Yes, that is what the map does. Convert values from one domain to another. That is the purpose of mapping. The point is to make it as simple and consistent as possible.


Are they not doing that? What is the origin of the idea that they sit on the images too long choosing a custom wavelength conversion formula? Is it just that their images look good?


I encourage you to try some raw file photography and processing. A bitstream from a sensor is not an image and there is no “correct” or “accurate” image from a captured signal.

Think of it like using a linear or log scale for a chart axis: neither is “more correct”, neither is taking “artistic license”.


Poor example, given many photographs shoot raw precisely because it gives them more room for artistic decisions in post. Obviously the standardized algorithm should have basic factors like gamma and general phase shifting incorporated, but the idea of being able to adjust the maps delta between arbitrary adjacent inputs is of questionable benefit to the community. It’s akin to adjusting levels via curves with many points, and it’d be incorrect to say folks are taking artistic liberties when they do that.

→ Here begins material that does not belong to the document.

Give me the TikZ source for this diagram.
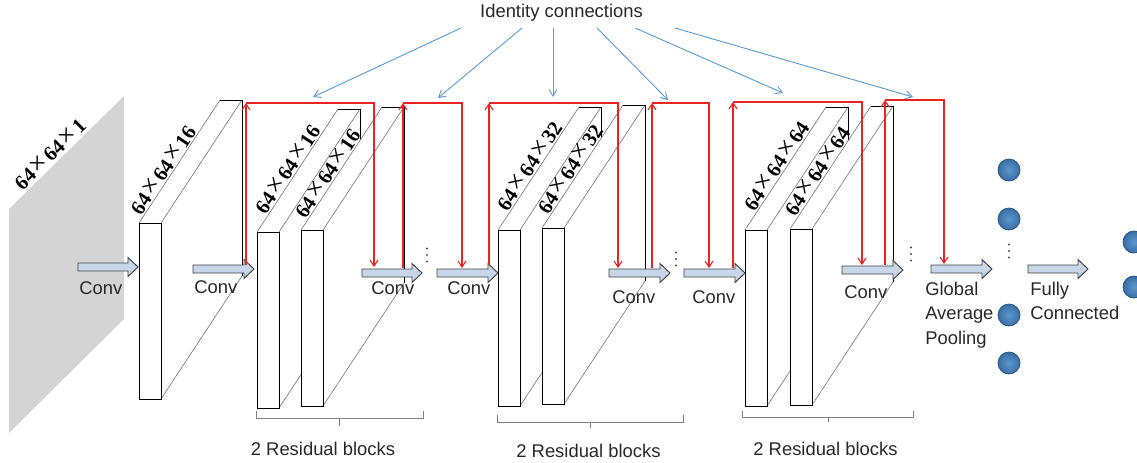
\documentclass[tikz,border=0pt]{standalone}
\usepackage{fontspec}
\setmainfont{Liberation Sans}
\newfontfamily\lserif{Liberation Serif}
\usetikzlibrary{arrows.meta,calc}

\definecolor{redc}{RGB}{235,35,35}
\definecolor{bluec}{RGB}{91,155,213}
\definecolor{arrfill}{RGB}{200,214,234}
\definecolor{arrdraw}{RGB}{64,64,64}
\definecolor{planegray}{RGB}{212,212,212}
\definecolor{neuronin}{RGB}{95,150,205}
\definecolor{neuronout}{RGB}{55,110,165}
\definecolor{neurondraw}{RGB}{45,85,130}
\definecolor{txt}{RGB}{40,40,40}

\newcommand\tms{\makebox[0.95em]{\mdseries\fontsize{21}{21}\selectfont ×}}

\tikzset{
  thinedge/.style={draw=black!60, line width=0.4pt},
  boxedge/.style={draw=black, line width=0.75pt},
  blocklabel/.style={sloped, above, inner sep=1pt, text=black,
    font=\lserif\bfseries\fontsize{15.5}{16}\selectfont},
  blockarrow/.style={fill=arrfill, draw=arrdraw, line width=0.7pt, line join=miter},
  redline/.style={draw=redc, line width=0.8pt},
  redtip/.style={-{Straight Barb[length=4.5pt,width=6pt]}},
  blueline/.style={draw=bluec, line width=0.7pt, -{Straight Barb[length=5pt,width=6pt]}},
  lbl/.style={font=\fontsize{13.8}{16}\selectfont, text=txt, inner sep=0pt, anchor=base west},
  neuron/.style={circle, minimum size=16.5pt, inner sep=0pt, draw=neurondraw, line width=0.6pt,
    shading=radial, inner color=neuronin, outer color=neuronout},
  bracestyle/.style={draw=black!50, line width=0.6pt},
  dotstyle/.style={fill=black!70, draw=none},
}

% #1 name, #2 x, #3 ytop, #4 label, #5 label position
\newcommand\drawblock[5]{%
  \coordinate (#1) at (#2,#3);
  \fill[white] (#1) -- ++(81,-123) -- ++(22,0) -- ++(0,176) -- ++(-81,123) -- ++(-22,0) -- cycle;
  \draw[thinedge] (#1) -- node[blocklabel, pos=#5] {#4} ++(81,-123);
  \draw[thinedge] ($(#1)+(22,0)$) -- ++(81,-123);
  \draw[thinedge] ($(#1)+(22,176)$) -- ++(81,-123);
  \draw[boxedge] ($(#1)+(81,-123)$) -- ++(22,0) -- ++(0,176);
  \draw[boxedge] (#1) rectangle ++(22,176);
}

% #1 name, #2 x start, #3 x tip, #4 y centre
\newcommand\blockarrow[4]{%
  \draw[blockarrow] (#2,#4-4) -- (#3-10,#4-4) -- (#3-10,#4-9.5) -- (#3,#4)
     -- (#3-10,#4+9.5) -- (#3-10,#4+4) -- (#2,#4+4) -- cycle;
  \coordinate (#1) at (#3,#4);
}

\newcommand\vdotsat[2]{%
  \fill[dotstyle] (#1,#2-6.5) circle (1.1);
  \fill[dotstyle] (#1,#2) circle (1.1);
  \fill[dotstyle] (#1,#2+6.5) circle (1.1);
}

\begin{document}
\begin{tikzpicture}[x=0.75pt,y=-0.75pt]
\useasboundingbox (0,0) rectangle (1137,462);

% input plane
\fill[planegray] (9,209) coordinate (p1) -- (124,96) coordinate (p2) -- (124,319) -- (9,433) -- cycle;
\path (p1) -- node[blocklabel, pos=0.42, inner sep=2pt] {64\tms64\tms1} (p2);

% blocks
\drawblock{b1}{139}{223}{64\tms64\tms16}{0.39}
\drawblock{b2}{257}{232}{64\tms64\tms16}{0.47}
\drawblock{b3}{301}{230}{64\tms64\tms16}{0.42}
\drawblock{b4}{498}{230}{64\tms64\tms32}{0.48}
\drawblock{b5}{542}{228}{64\tms64\tms32}{0.44}
\drawblock{b6}{745}{230}{64\tms64\tms64}{0.48}
\drawblock{b7}{790}{229}{64\tms64\tms64}{0.43}

% block arrows
\blockarrow{a1}{78}{138}{267}
\blockarrow{a2}{193}{254}{269}
\blockarrow{a3}{362}{422}{273}
\blockarrow{a4}{437}{498}{273}
\blockarrow{a5}{609}{670}{273}
\blockarrow{a6}{684}{745}{273}
\blockarrow{a7}{842}{903}{270}
\blockarrow{a8}{931}{992}{269}
\blockarrow{a9}{1028}{1088}{269}

% labels under arrows
\node[lbl] (t1) at (79,294) {Conv};
\node[lbl] (t2) at (194,293) {Conv};
\node[lbl] (t3) at (371,294) {Conv};
\node[lbl] (t4) at (447,294) {Conv};
\node[lbl] (t5) at (612,303) {Conv};
\node[lbl] (t6) at (692,303) {Conv};
\node[lbl] (t7) at (844,298) {Conv};
\node[lbl] (g1) at (925,295) {Global};
\node[lbl] (g2) at (925,319.5) {Average};
\node[lbl] (g3) at (925,344) {Pooling};
\node[lbl] (f1) at (1030,295) {Fully};
\node[lbl] (f2) at (1030,319) {Connected};

% vertical dots
\vdotsat{427}{255}
\vdotsat{676}{259}
\vdotsat{911}{254}
\vdotsat{1009}{251}

% neurons
\node[neuron] (n1) at (1009,170) {};
\node[neuron] (n2) at (1009,219) {};
\node[neuron] (n3) at (1009,315) {};
\node[neuron] (n4) at (1009,363) {};
\node[neuron] (m1) at (1134,242) {};
\node[neuron] (m2) at (1134,287) {};

% red identity connections
\coordinate (r1s) at (246,265); \coordinate (r1t) at (246,103); \coordinate (r1e) at (374,267);
\coordinate (r2s) at (403,268); \coordinate (r2t) at (403,103); \coordinate (r2e) at (462,268);
\coordinate (r3s) at (489,265); \coordinate (r3t) at (489,103); \coordinate (r3e) at (618,268);
\coordinate (r4s) at (652,268); \coordinate (r4t) at (652,103); \coordinate (r4e) at (709,268);
\coordinate (r5s) at (733,268); \coordinate (r5t) at (733,102); \coordinate (r5e) at (862,265);
\coordinate (r6s) at (885,265); \coordinate (r6t) at (885,100); \coordinate (r6e) at (944,264);
\foreach \i in {1,...,6}{
  \draw[redline, redtip] (r\i s) -- (r\i t);
  \draw[redline, redtip] (r\i t) -| (r\i e);
}

% identity connections label and blue arrows
\node[font=\fontsize{13.8}{16}\selectfont, text=txt, inner sep=0pt, anchor=base] (idc) at (561.5,17.5) {Identity connections};
\coordinate (s1) at (461,28); \coordinate (e1) at (313,97);
\coordinate (s2) at (522,28); \coordinate (e2) at (438,98);
\coordinate (s3) at (553,28); \coordinate (e3) at (553,97);
\coordinate (s4) at (597,28); \coordinate (e4) at (668,100);
\coordinate (s5) at (635,28); \coordinate (e5) at (783,93);
\coordinate (s6) at (675,28); \coordinate (e6) at (913,97);
\foreach \i in {1,...,6}{ \draw[blueline] (s\i) -- (e\i); }

% braces
\draw[bracestyle] (256,411) -- (256,418) -- (423,418) -- (423,411);
\draw[bracestyle] (339,418) -- (339,426);
\draw[bracestyle] (497,415) -- (497,422) -- (683,422) -- (683,415);
\draw[bracestyle] (590,422) -- (590,428);
\draw[bracestyle] (742,411) -- (742,417) -- (913,417) -- (913,411);
\draw[bracestyle] (828,417) -- (828,422);

\node[lbl, anchor=base] (rb1) at (323,455) {2 Residual blocks};
\node[lbl, anchor=base] (rb2) at (588.5,457) {2 Residual blocks};
\node[lbl, anchor=base] (rb3) at (825.5,455) {2 Residual blocks};

\end{tikzpicture}
\end{document}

IR pictures would be not RGB, just black/white (or whatever palette you like). But yes, it would be possible. For ex. from Flir Thermal cameras, you also can output the image just as spreadsheet. You can even choose the values as temperature (which is calculated) or just as energy (what the sensor gets).


Light isn’t RGB. We just receptors that react to certain wavelengths. I suspect the sensors on the telescope have a range of wavelengths they are sensitive to. It would be a straightforward translation to shift it to map it to the visible spectrum without varying the relative intensities to accentuate certain aspects of the image.

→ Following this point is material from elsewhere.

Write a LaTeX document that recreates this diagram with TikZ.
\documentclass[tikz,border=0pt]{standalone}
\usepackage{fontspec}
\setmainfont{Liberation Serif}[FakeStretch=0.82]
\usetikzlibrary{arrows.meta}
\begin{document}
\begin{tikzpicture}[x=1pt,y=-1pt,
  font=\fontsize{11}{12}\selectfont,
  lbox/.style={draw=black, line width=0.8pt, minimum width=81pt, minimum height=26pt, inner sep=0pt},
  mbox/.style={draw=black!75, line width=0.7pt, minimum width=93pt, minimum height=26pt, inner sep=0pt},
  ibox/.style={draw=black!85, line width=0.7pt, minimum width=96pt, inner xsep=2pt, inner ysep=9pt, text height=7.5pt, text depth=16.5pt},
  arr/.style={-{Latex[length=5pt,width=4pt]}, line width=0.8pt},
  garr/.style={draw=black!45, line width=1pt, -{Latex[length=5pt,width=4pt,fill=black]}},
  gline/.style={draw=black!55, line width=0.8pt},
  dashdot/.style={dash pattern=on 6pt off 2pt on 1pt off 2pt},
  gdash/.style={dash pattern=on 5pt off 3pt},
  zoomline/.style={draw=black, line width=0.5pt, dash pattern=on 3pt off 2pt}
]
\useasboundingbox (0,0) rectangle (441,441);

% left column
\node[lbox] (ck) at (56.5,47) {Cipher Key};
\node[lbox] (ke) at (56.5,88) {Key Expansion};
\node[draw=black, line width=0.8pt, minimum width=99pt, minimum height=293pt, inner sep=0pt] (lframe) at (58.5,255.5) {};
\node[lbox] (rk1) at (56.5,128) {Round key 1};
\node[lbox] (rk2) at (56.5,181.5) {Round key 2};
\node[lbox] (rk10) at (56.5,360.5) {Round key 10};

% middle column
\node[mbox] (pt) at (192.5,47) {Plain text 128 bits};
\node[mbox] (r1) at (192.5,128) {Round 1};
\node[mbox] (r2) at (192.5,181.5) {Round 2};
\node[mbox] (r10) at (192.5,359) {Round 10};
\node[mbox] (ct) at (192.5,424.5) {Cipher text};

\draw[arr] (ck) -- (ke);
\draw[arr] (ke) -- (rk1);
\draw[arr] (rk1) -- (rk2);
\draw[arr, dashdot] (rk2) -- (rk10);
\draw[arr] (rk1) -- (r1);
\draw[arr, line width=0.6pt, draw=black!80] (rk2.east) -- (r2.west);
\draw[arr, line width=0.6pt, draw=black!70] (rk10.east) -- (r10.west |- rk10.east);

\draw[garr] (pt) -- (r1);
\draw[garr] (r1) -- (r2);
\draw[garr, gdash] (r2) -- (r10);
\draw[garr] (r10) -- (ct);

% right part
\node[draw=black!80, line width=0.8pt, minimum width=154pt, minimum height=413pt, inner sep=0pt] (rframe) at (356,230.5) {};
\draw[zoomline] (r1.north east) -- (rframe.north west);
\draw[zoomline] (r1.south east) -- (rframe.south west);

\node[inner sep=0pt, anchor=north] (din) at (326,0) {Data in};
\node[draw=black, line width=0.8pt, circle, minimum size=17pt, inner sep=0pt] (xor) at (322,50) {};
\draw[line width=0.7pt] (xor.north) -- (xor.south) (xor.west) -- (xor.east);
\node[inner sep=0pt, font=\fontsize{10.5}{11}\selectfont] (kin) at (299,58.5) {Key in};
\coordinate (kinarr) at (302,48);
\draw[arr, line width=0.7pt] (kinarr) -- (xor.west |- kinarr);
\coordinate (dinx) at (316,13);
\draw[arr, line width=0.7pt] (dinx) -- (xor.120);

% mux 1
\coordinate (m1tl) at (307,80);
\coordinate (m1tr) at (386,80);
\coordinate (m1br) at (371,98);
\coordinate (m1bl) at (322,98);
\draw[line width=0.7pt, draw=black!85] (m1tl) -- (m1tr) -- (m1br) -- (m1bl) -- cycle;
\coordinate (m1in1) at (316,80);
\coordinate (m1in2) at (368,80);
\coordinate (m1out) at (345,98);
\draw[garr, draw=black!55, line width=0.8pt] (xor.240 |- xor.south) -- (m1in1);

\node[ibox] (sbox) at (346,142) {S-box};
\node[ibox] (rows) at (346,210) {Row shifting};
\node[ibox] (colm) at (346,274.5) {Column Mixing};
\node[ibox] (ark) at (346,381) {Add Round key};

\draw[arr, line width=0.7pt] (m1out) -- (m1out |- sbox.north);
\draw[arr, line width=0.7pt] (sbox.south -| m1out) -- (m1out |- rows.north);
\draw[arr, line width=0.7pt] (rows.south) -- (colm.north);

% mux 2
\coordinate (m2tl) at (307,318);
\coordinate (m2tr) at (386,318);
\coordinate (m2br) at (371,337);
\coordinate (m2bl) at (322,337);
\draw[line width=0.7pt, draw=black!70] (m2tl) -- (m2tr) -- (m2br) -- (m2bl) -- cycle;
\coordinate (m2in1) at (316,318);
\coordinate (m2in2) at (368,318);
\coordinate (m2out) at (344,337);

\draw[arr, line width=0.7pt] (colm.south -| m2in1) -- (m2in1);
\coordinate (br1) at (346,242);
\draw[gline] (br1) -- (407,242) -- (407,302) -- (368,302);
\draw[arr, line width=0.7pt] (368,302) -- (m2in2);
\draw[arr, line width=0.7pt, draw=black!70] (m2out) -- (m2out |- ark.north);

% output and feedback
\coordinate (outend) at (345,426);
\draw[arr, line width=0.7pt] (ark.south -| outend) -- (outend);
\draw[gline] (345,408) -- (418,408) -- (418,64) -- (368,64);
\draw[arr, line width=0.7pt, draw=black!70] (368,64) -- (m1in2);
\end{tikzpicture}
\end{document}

The IR may be in a very narrow band. The visible wavelengths have different colors because there are a range of wavelengths that correspond to different cones in our eyes that roughly match red:green:blue sensors. If you shift the IR frequency up into the visible range, you would just get a luminance image (like grayscale) centered on one visible wavelength like red.

False color imaging sometimes applies colors to different luminance levels or sometimes it takes multiple images at different wavelengths and assigns RGB values to each of those wavelengths. The results are informative but require some editorial / aesthetic decisions to produce the best results.

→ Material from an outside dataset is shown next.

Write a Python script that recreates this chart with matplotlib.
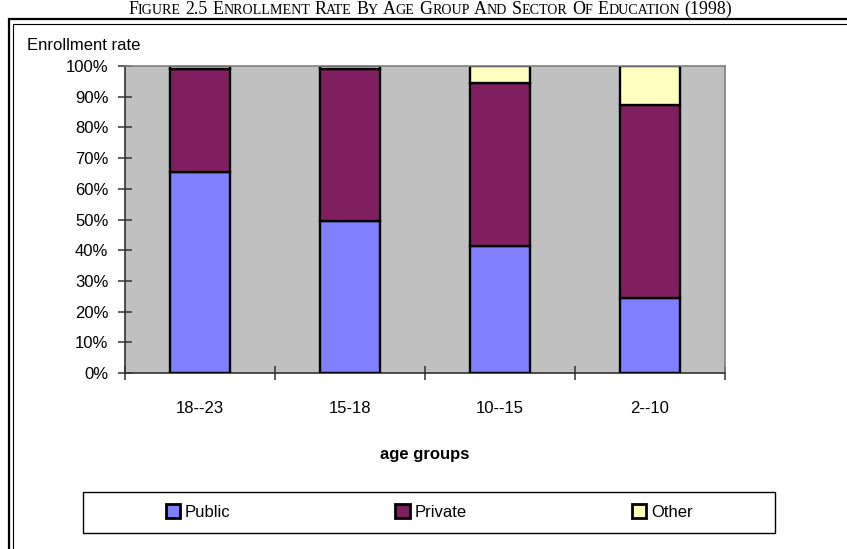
import numpy as np
import matplotlib.pyplot as plt
from matplotlib.patches import Rectangle
from matplotlib.ticker import PercentFormatter, FixedLocator

plt.rcParams['font.family'] = ['Liberation Sans', 'DejaVu Sans']

# Enrollment shares by age group (percent)
age_groups = ['18--23', '15-18', '10--15', '2--10']
public = [65.4, 49.6, 41.4, 24.4]
private = [33.6, 49.4, 53.0, 63.0]
other = [1.0, 1.0, 5.6, 12.6]

series = [('Public', public, '#8080FF'),
          ('Private', private, '#7F1F5F'),
          ('Other', other, '#FFFFC0')]

W, H = 847, 549
fig = plt.figure(figsize=(W / 100, H / 100), dpi=100)
ax = fig.add_axes([125 / W, 1 - 373 / H, 600 / W, 307 / H])
ax.set_facecolor('#C0C0C0')

x = np.arange(len(age_groups))
bottom = np.zeros(len(age_groups))
for name, vals, color in series:
    v = np.array(vals) / 100
    ax.bar(x, v, width=0.4, bottom=bottom, color=color, edgecolor='black',
           linewidth=1.7, label=name, zorder=3)
    bottom += v

ax.set_xlim(-0.5, len(age_groups) - 0.5)
ax.set_ylim(0, 1)
ax.set_yticks(np.arange(0, 1.01, 0.1))
ax.yaxis.set_major_formatter(PercentFormatter(1.0, decimals=0))
ax.set_xticks(x)
ax.set_xticklabels(age_groups)
ax.xaxis.set_minor_locator(FixedLocator(np.arange(-0.5, len(age_groups), 1.0)))
ax.tick_params(axis='x', which='major', length=0, pad=20, labelsize=12)
ax.tick_params(axis='x', which='minor', direction='inout', length=10,
               width=1.1, color='#333333')
ax.tick_params(axis='y', direction='inout', length=10, width=1.1,
               color='#333333', pad=7, labelsize=12)

for side in ('top', 'right'):
    ax.spines[side].set_color('#808080')
    ax.spines[side].set_linewidth(1.2)
for side in ('left', 'bottom'):
    ax.spines[side].set_color('#333333')
    ax.spines[side].set_linewidth(1.2)
ax.spines['top'].set_zorder(4)

ax.set_xlabel('age groups', fontsize=12, fontweight='bold', va='center')
ax.xaxis.set_label_coords(0.5, (373 - 455) / 307)
ax.set_ylabel('Enrollment rate', fontsize=12, rotation=0, ha='left', va='center')
ax.yaxis.set_label_coords((27 - 125) / 600, (373 - 46) / 307)

# legend strip under the chart
fig.patches.append(Rectangle((83 / W, 1 - 533 / H), 692 / W, 41 / H,
                             transform=fig.transFigure, fill=False,
                             edgecolor='black', linewidth=1.0))
fig.legend(loc='center', bbox_to_anchor=(429 / W, 1 - 512 / H), ncol=3,
           frameon=False, fontsize=12, handlelength=0.85, handleheight=0.85,
           handletextpad=0.3, columnspacing=9.9)
for h in fig.legends[0].legend_handles:
    h.set_linewidth(2.0)

# double border around the figure body
fig.patches.append(Rectangle((9 / W, -0.1), 1.2, 1 - 19 / H + 0.1,
                             transform=fig.transFigure, fill=False,
                             edgecolor='black', linewidth=1.6))
fig.patches.append(Rectangle((13 / W, -0.1), 1.2, 1 - 24 / H + 0.1,
                             transform=fig.transFigure, fill=False,
                             edgecolor='black', linewidth=0.8))

# small-caps caption
caption = [('F', 'IGURE'), ('2.5', ''), ('E', 'NROLLMENT'), ('R', 'ATE'),
           ('B', 'Y'), ('A', 'GE'), ('G', 'ROUP'), ('A', 'ND'), ('S', 'ECTOR'),
           ('O', 'F'), ('E', 'DUCATION'), ('(1998)', '')]
big, small = 12.9, 10.1
renderer = fig.canvas.get_renderer()
pieces = []
for i, (head, tail) in enumerate(caption):
    pieces.append((head, big))
    if tail:
        pieces.append((tail, small))
    if i < len(caption) - 1:
        pieces.append((' ', big))

serif = ['Liberation Serif', 'DejaVu Serif']
widths = []
for s, size in pieces:
    t = fig.text(0, 0, s.replace(' ', '\u00a0'), fontsize=size, family=serif)
    widths.append(t.get_window_extent(renderer).width)
    t.remove()
xpos = 430 - sum(widths) / 2
for (s, size), w in zip(pieces, widths):
    fig.text(xpos / W, 1 - 14 / H, s, fontsize=size, family=serif, va='baseline')
    xpos += w

fig.savefig('out.png', dpi=100)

That's not how vision works. You see an extremely post processed image that's extremely far away from the original light that hit your retinas. There's nothing at all privileged about shifting something into the visible spectrum directly and seeing junk. You're just making an image that your visual system isn't good at understanding. It's not pure, it's garbage. You would hallucinate things that aren't there, you would miss obvious things that are there, etc. For you to really comprehend something the transformation needs to be designed.


That's what they do already. Each wavelength that comes from different atoms gets a different color.


It would be nice if they stopped with the false color, and just scaled it to whatever color an astrounaut might see from that point of view.


Given that these images are infrared, that wouldn't be much.


Besides the wavelength being outside of human perception, an astronaut wouldn't see anything due to the low photon flux. These pictures have a very high exposure time.


just bring it up in an editor and drop the saturation to zero. That will take it back to a luminance map image.


You have 2 choices for these images, false colour or black and white. Anything else is false.